◆ WHAT IS REQUIRED: Reproduce all the lines exactly as they stand, apart from the pictures.

◆ RECORDED DATA:
────────────────────────────────────────

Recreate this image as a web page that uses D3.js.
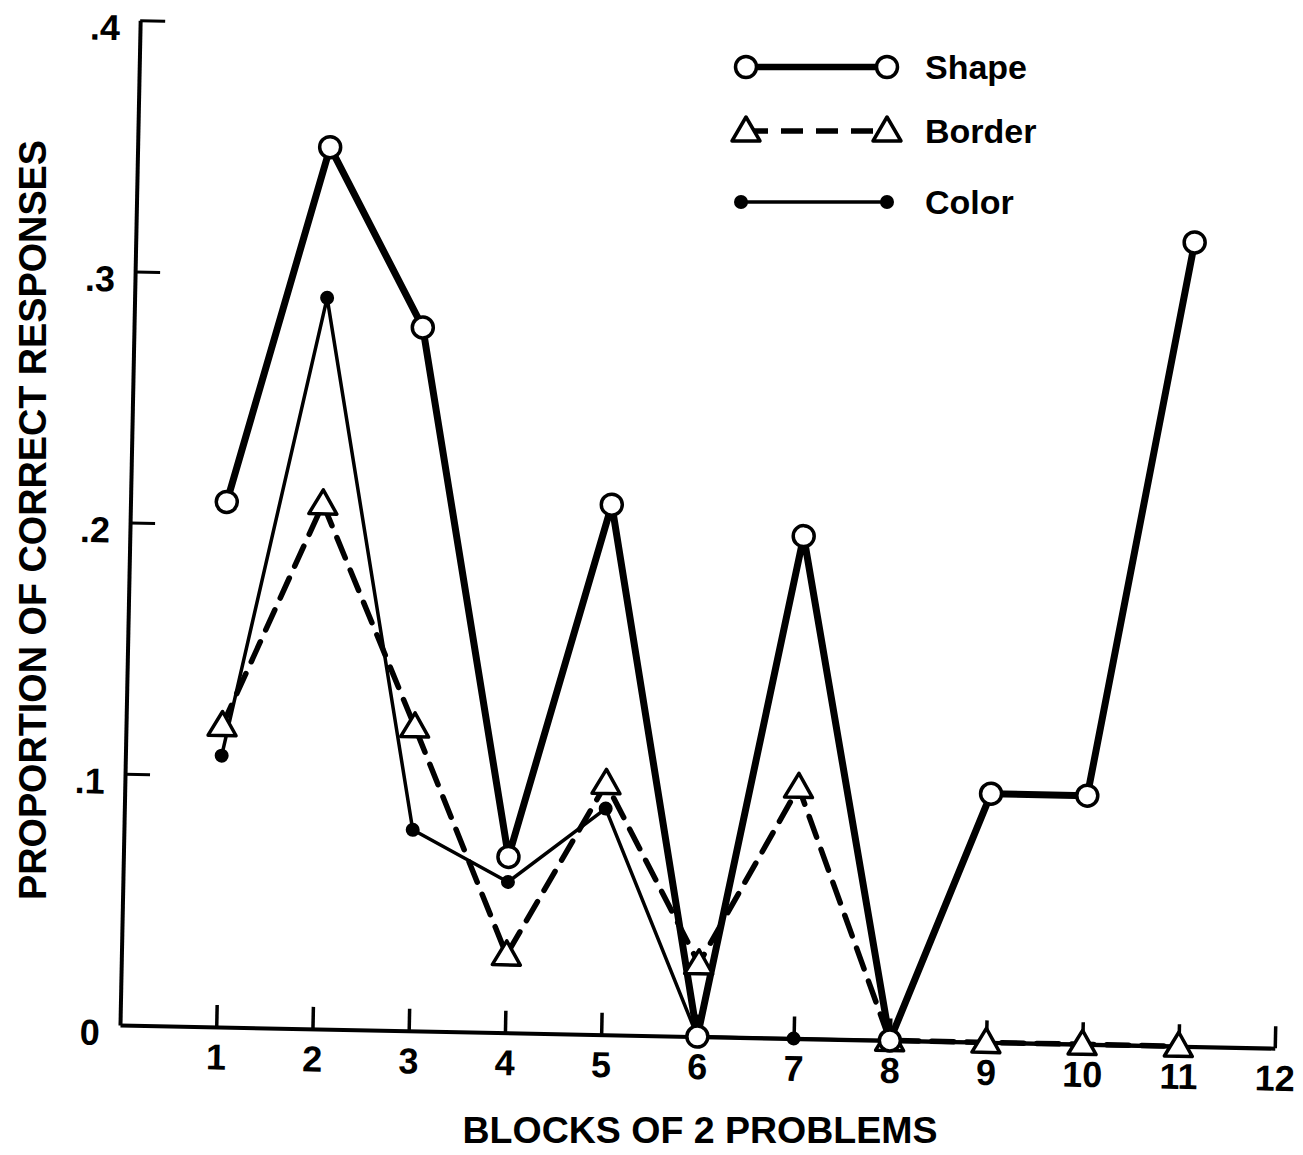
<!DOCTYPE html>
<html><head><meta charset="utf-8">
<script src="https://cdn.jsdelivr.net/npm/d3@7"></script>
<style>body{margin:0;background:#fff}</style>
</head><body>
<svg id="chart" width="1303" height="1155"></svg>
<script>
// ---- data ----
const blocks = [1, 2, 3, 4, 5, 6, 7, 8, 9, 10, 11];
const shapeValues  = [0.209, 0.351, 0.280, 0.070, 0.211, 0.000, 0.200, 0.000, 0.099, 0.099, 0.320];
const borderValues = [0.120, 0.209, 0.121, 0.031, 0.100, 0.029, 0.100, 0.000, 0.000, 0.000, 0.000];
const colorValues  = [0.108, 0.291, 0.080, 0.060, 0.090, 0.000, 0.000, 0.000, 0.000, 0.000, 0.000];
const xTickValues = [1, 2, 3, 4, 5, 6, 7, 8, 9, 10, 11, 12];
const yTickValues = [0, 0.1, 0.2, 0.3, 0.4];
const yTickLabels = ["0", ".1", ".2", ".3", ".4"];
const seriesNames = ["Shape", "Border", "Color"];
const xTitle = "BLOCKS OF 2 PROBLEMS";
const yTitle = "PROPORTION OF CORRECT RESPONSES";

// ---- layout ----
const svg = d3.select("#chart");
const FONT = "'Liberation Sans', Arial, sans-serif";
const origin = [120, 1025];
const tilt = 1.15;
const x = d3.scaleLinear().domain([0, 12]).range([0, 1155]);
const y = d3.scaleLinear().domain([0, 0.4]).range([0, -1005]);

const g = svg.append("g")
  .attr("transform", `translate(${origin[0]},${origin[1]}) rotate(${tilt})`);

// axes
const xAxis = d3.axisBottom(x).tickValues(xTickValues).tickSize(-22).tickSizeOuter(0).tickPadding(17);
const gx = g.append("g").call(xAxis);
gx.select(".domain").attr("stroke-width", 4);
gx.selectAll(".tick line").attr("stroke-width", 3.5);
gx.selectAll(".tick text").attr("font-family", FONT).attr("font-weight", "bold")
  .attr("font-size", 36).attr("fill", "#000");

const yAxis = d3.axisLeft(y).tickValues(yTickValues).tickSize(-25).tickSizeOuter(0).tickPadding(20)
  .tickFormat((d, i) => yTickLabels[i]);
const gy = g.append("g").call(yAxis);
gy.select(".domain").attr("stroke-width", 4);
gy.selectAll(".tick line").attr("stroke-width", 3);
gy.selectAll(".tick text").attr("font-family", FONT).attr("font-weight", "bold")
  .attr("font-size", 36).attr("fill", "#000").attr("dy", "0.55em");
gy.selectAll(".tick").filter(d => d === 0).select("line").remove();

// lines
const line = d3.line().x(d => x(d[0])).y(d => y(d[1]));
const zip = vals => blocks.map((b, i) => [b, vals[i]]);

g.append("path").datum(zip(colorValues)).attr("d", line)
  .attr("fill", "none").attr("stroke", "#000").attr("stroke-width", 3.5).attr("stroke-linejoin", "round");
g.append("path").datum(zip(borderValues)).attr("d", line)
  .attr("fill", "none").attr("stroke", "#000").attr("stroke-width", 5.5)
  .attr("stroke-dasharray", "22,13").attr("stroke-linecap", "round");
g.append("path").datum(zip(shapeValues)).attr("d", line)
  .attr("fill", "none").attr("stroke", "#000").attr("stroke-width", 7).attr("stroke-linejoin", "round");

// markers
const triPath = "M0,-14 L14,10 L-14,10 Z";
g.selectAll(".cdot").data(zip(colorValues)).join("circle")
  .attr("cx", d => x(d[0])).attr("cy", d => y(d[1])).attr("r", 7).attr("fill", "#000");
g.selectAll(".tri").data(zip(borderValues)).join("path")
  .attr("d", triPath).attr("transform", d => `translate(${x(d[0])},${y(d[1])})`)
  .attr("fill", "#fff").attr("stroke", "#000").attr("stroke-width", 3.5).attr("stroke-linejoin", "round");
g.selectAll(".sc").data(zip(shapeValues)).join("circle")
  .attr("cx", d => x(d[0])).attr("cy", d => y(d[1])).attr("r", 10.5)
  .attr("fill", "#fff").attr("stroke", "#000").attr("stroke-width", 3.5);

// titles
svg.append("text").attr("x", 700).attr("y", 1143).attr("text-anchor", "middle")
  .attr("font-family", FONT).attr("font-weight", "bold").attr("font-size", 36)
  .attr("textLength", 475).attr("lengthAdjust", "spacingAndGlyphs").text(xTitle);
svg.append("text").attr("transform", "translate(46,520) rotate(-90)").attr("text-anchor", "middle")
  .attr("font-family", FONT).attr("font-weight", "bold").attr("font-size", 38)
  .attr("textLength", 760).attr("lengthAdjust", "spacingAndGlyphs").text(yTitle);

// legend
const lg = svg.append("g");
const rows = [67, 131, 202];
const lx0 = 746, lx1 = 887;
// Shape
lg.append("line").attr("x1", lx0).attr("x2", lx1).attr("y1", rows[0]).attr("y2", rows[0])
  .attr("stroke", "#000").attr("stroke-width", 6.5);
[lx0, lx1].forEach(cx => lg.append("circle").attr("cx", cx).attr("cy", rows[0]).attr("r", 10.5)
  .attr("fill", "#fff").attr("stroke", "#000").attr("stroke-width", 3.5));
// Border
lg.append("line").attr("x1", lx0).attr("x2", lx1).attr("y1", rows[1]).attr("y2", rows[1])
  .attr("stroke", "#000").attr("stroke-width", 5.5).attr("stroke-dasharray", "22,13");
[lx0, lx1].forEach(cx => lg.append("path").attr("d", triPath)
  .attr("transform", `translate(${cx},${rows[1]})`)
  .attr("fill", "#fff").attr("stroke", "#000").attr("stroke-width", 3.5).attr("stroke-linejoin", "round"));
// Color
lg.append("line").attr("x1", lx0 - 5).attr("x2", lx1).attr("y1", rows[2]).attr("y2", rows[2])
  .attr("stroke", "#000").attr("stroke-width", 3.5);
[lx0 - 5, lx1].forEach(cx => lg.append("circle").attr("cx", cx).attr("cy", rows[2]).attr("r", 7).attr("fill", "#000"));
// labels
seriesNames.forEach((n, i) => lg.append("text").attr("x", 925).attr("y", rows[i] + 12)
  .attr("font-family", FONT).attr("font-weight", "bold").attr("font-size", 34).text(n));
</script>
</body></html>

────────────────────────────────────────

◆ SOLVED EXERCISE:
Recreate this image as a web page that uses D3.js.
<!DOCTYPE html>
<html><head><meta charset="utf-8">
<script src="https://cdn.jsdelivr.net/npm/d3@7"></script>
<style>body{margin:0;background:#fff}</style>
</head><body>
<svg id="chart" width="1303" height="1155"></svg>
<script>
// ---- data ----
const blocks = [1, 2, 3, 4, 5, 6, 7, 8, 9, 10, 11];
const shapeValues  = [0.209, 0.351, 0.280, 0.070, 0.211, 0.000, 0.200, 0.000, 0.099, 0.099, 0.320];
const borderValues = [0.120, 0.209, 0.121, 0.031, 0.100, 0.029, 0.100, 0.000, 0.000, 0.000, 0.000];
const colorValues  = [0.108, 0.291, 0.080, 0.060, 0.090, 0.000, 0.000, 0.000, 0.000, 0.000, 0.000];
const xTickValues = [1, 2, 3, 4, 5, 6, 7, 8, 9, 10, 11, 12];
const yTickValues = [0, 0.1, 0.2, 0.3, 0.4];
const yTickLabels = ["0", ".1", ".2", ".3", ".4"];
const seriesNames = ["Shape", "Border", "Color"];
const xTitle = "BLOCKS OF 2 PROBLEMS";
const yTitle = "PROPORTION OF CORRECT RESPONSES";

// ---- layout ----
const svg = d3.select("#chart");
const FONT = "'Liberation Sans', Arial, sans-serif";
const origin = [120, 1025];
const tilt = 1.15;
const x = d3.scaleLinear().domain([0, 12]).range([0, 1155]);
const y = d3.scaleLinear().domain([0, 0.4]).range([0, -1005]);

const g = svg.append("g")
  .attr("transform", `translate(${origin[0]},${origin[1]}) rotate(${tilt})`);

// axes
const xAxis = d3.axisBottom(x).tickValues(xTickValues).tickSize(-22).tickSizeOuter(0).tickPadding(17);
const gx = g.append("g").call(xAxis);
gx.select(".domain").attr("stroke-width", 4);
gx.selectAll(".tick line").attr("stroke-width", 3.5);
gx.selectAll(".tick text").attr("font-family", FONT).attr("font-weight", "bold")
  .attr("font-size", 36).attr("fill", "#000");

const yAxis = d3.axisLeft(y).tickValues(yTickValues).tickSize(-25).tickSizeOuter(0).tickPadding(20)
  .tickFormat((d, i) => yTickLabels[i]);
const gy = g.append("g").call(yAxis);
gy.select(".domain").attr("stroke-width", 4);
gy.selectAll(".tick line").attr("stroke-width", 3);
gy.selectAll(".tick text").attr("font-family", FONT).attr("font-weight", "bold")
  .attr("font-size", 36).attr("fill", "#000").attr("dy", "0.55em");
gy.selectAll(".tick").filter(d => d === 0).select("line").remove();

// lines
const line = d3.line().x(d => x(d[0])).y(d => y(d[1]));
const zip = vals => blocks.map((b, i) => [b, vals[i]]);

g.append("path").datum(zip(colorValues)).attr("d", line)
  .attr("fill", "none").attr("stroke", "#000").attr("stroke-width", 3.5).attr("stroke-linejoin", "round");
g.append("path").datum(zip(borderValues)).attr("d", line)
  .attr("fill", "none").attr("stroke", "#000").attr("stroke-width", 5.5)
  .attr("stroke-dasharray", "22,13").attr("stroke-linecap", "round");
g.append("path").datum(zip(shapeValues)).attr("d", line)
  .attr("fill", "none").attr("stroke", "#000").attr("stroke-width", 7).attr("stroke-linejoin", "round");

// markers
const triPath = "M0,-14 L14,10 L-14,10 Z";
g.selectAll(".cdot").data(zip(colorValues)).join("circle")
  .attr("cx", d => x(d[0])).attr("cy", d => y(d[1])).attr("r", 7).attr("fill", "#000");
g.selectAll(".tri").data(zip(borderValues)).join("path")
  .attr("d", triPath).attr("transform", d => `translate(${x(d[0])},${y(d[1])})`)
  .attr("fill", "#fff").attr("stroke", "#000").attr("stroke-width", 3.5).attr("stroke-linejoin", "round");
g.selectAll(".sc").data(zip(shapeValues)).join("circle")
  .attr("cx", d => x(d[0])).attr("cy", d => y(d[1])).attr("r", 10.5)
  .attr("fill", "#fff").attr("stroke", "#000").attr("stroke-width", 3.5);

// titles
svg.append("text").attr("x", 700).attr("y", 1143).attr("text-anchor", "middle")
  .attr("font-family", FONT).attr("font-weight", "bold").attr("font-size", 36)
  .attr("textLength", 475).attr("lengthAdjust", "spacingAndGlyphs").text(xTitle);
svg.append("text").attr("transform", "translate(46,520) rotate(-90)").attr("text-anchor", "middle")
  .attr("font-family", FONT).attr("font-weight", "bold").attr("font-size", 38)
  .attr("textLength", 760).attr("lengthAdjust", "spacingAndGlyphs").text(yTitle);

// legend
const lg = svg.append("g");
const rows = [67, 131, 202];
const lx0 = 746, lx1 = 887;
// Shape
lg.append("line").attr("x1", lx0).attr("x2", lx1).attr("y1", rows[0]).attr("y2", rows[0])
  .attr("stroke", "#000").attr("stroke-width", 6.5);
[lx0, lx1].forEach(cx => lg.append("circle").attr("cx", cx).attr("cy", rows[0]).attr("r", 10.5)
  .attr("fill", "#fff").attr("stroke", "#000").attr("stroke-width", 3.5));
// Border
lg.append("line").attr("x1", lx0).attr("x2", lx1).attr("y1", rows[1]).attr("y2", rows[1])
  .attr("stroke", "#000").attr("stroke-width", 5.5).attr("stroke-dasharray", "22,13");
[lx0, lx1].forEach(cx => lg.append("path").attr("d", triPath)
  .attr("transform", `translate(${cx},${rows[1]})`)
  .attr("fill", "#fff").attr("stroke", "#000").attr("stroke-width", 3.5).attr("stroke-linejoin", "round"));
// Color
lg.append("line").attr("x1", lx0 - 5).attr("x2", lx1).attr("y1", rows[2]).attr("y2", rows[2])
  .attr("stroke", "#000").attr("stroke-width", 3.5);
[lx0 - 5, lx1].forEach(cx => lg.append("circle").attr("cx", cx).attr("cy", rows[2]).attr("r", 7).attr("fill", "#000"));
// labels
seriesNames.forEach((n, i) => lg.append("text").attr("x", 925).attr("y", rows[i] + 12)
  .attr("font-family", FONT).attr("font-weight", "bold").attr("font-size", 34).text(n));
</script>
</body></html>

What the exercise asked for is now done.